Три чудесных весенних солнечных дня провела я в Мелихове, небольшом имении Чеховых под Серпуховом. Все там дышало уютом, простой здоровой жизнью, чувствовалась хорошая, любовная атмосфера семейной жизни. Очаровательная матушка Антона Павловича, тихая, русская женщина, с юмором, которую я нежно любила, Антон Павлович, такой радостный, веселый… Он показывал свои «владения»: пруд с карасями, которыми гордился, — он был страстный рыболов, — огород, цветник. Он очень любил садоводство, любил все, что дает земля. Вид срезанных или сорванных цветов наводил на него уныние, и когда, случалось, дамы приносили ему цветы, он через несколько минут после их ухода молча выносил их в другую комнату. Все решительно пленило меня там: и дом, и флигель, где написана была «Чайка», и сад, и пруд, и цветущие фруктовые деревья, и телята, и утки, и сельская учительница, гулявшая с учителем по дорожке, — казалось, что шла Маша с Медведенко, — пленяли радушие, ласковость, уют, беседы, полные шуток, остроумия…
Это были три дня, полные чудесного предчувствия, полные радости, солнца… «Какие чувства — чувства, похожие на нежные, изящные цветы…»
Кончился сезон, и я уехала отдыхать на Кавказ, где жил мой брат с семьей на даче около Мцхета. К этому периоду относится начало нашей переписки. Еще в Москве я обещала приехать с Кавказа в Крым, где Антон Павлович купил участок земли и строил дом. Письмами мы сговорились встретиться на пароходе в Новороссийске около 20 июля и вместе приехали в Ялту, где я остановилась в семье доктора Л. В. Средина, с которой была дружна вся наша семья. А Антон Павлович жил на набережной в гостинице «Марино», откуда он ходил ежедневно на постройку своего дома в Аутку. Он плохо питался, так как никогда не думал о еде, уставал, и как мы с Срединым ни старались зазывать его под разными предлогами, чтобы устроить ему нормальное питание, это удавалось очень редко: Антон Павлович не любил ходить «в гости» и избегал обедов не у себя дома, хотя к Срединым он относился с симпатией. У них было всегда так просто и радушно, и все, что бывало в Ялте из мира артистического, литературного и музыкального, все это посещало всегда Срединых (Горький, Аренский, Васнецов, Ермолова).

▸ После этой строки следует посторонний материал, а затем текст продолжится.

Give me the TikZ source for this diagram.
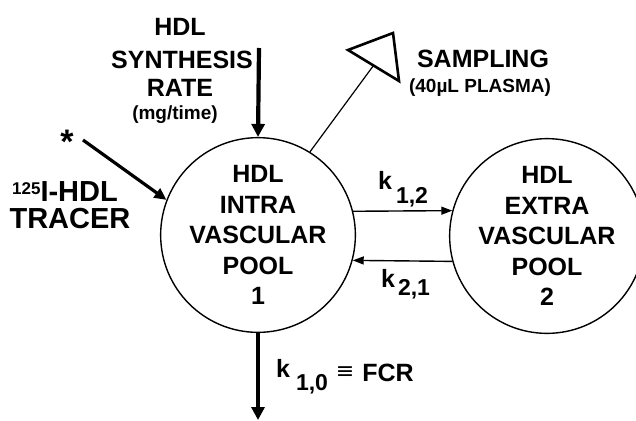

Место, которое Антон Павлович приобрел для постройки дома, было далеко от моря, от набережной, от города и представляло собой в полном смысле слова пустырь с несколькими грушевыми деревьями.
Но вот стараниями Антона Павловича, его большой любовью ко всему, что родит земля, этот пустырь понемногу превращается в чудесный, пышный, разнообразный сад.
За постройкой дома Антон Павлович следил сам, ездил на работы и наблюдал. В городе его часто можно было видеть на набережной, в книжном магазине И. А. Синани, к которому Антон Павлович относился с большой симпатией, к нему и его семье. Исаак Абрамович был очень предан Антону Павловичу, с каким-то благоговением помогал ему хлопотать о приобретении Кучук-Коя и участка под Ялтой, наблюдал, помогал советами, исполнял трогательно все поручения.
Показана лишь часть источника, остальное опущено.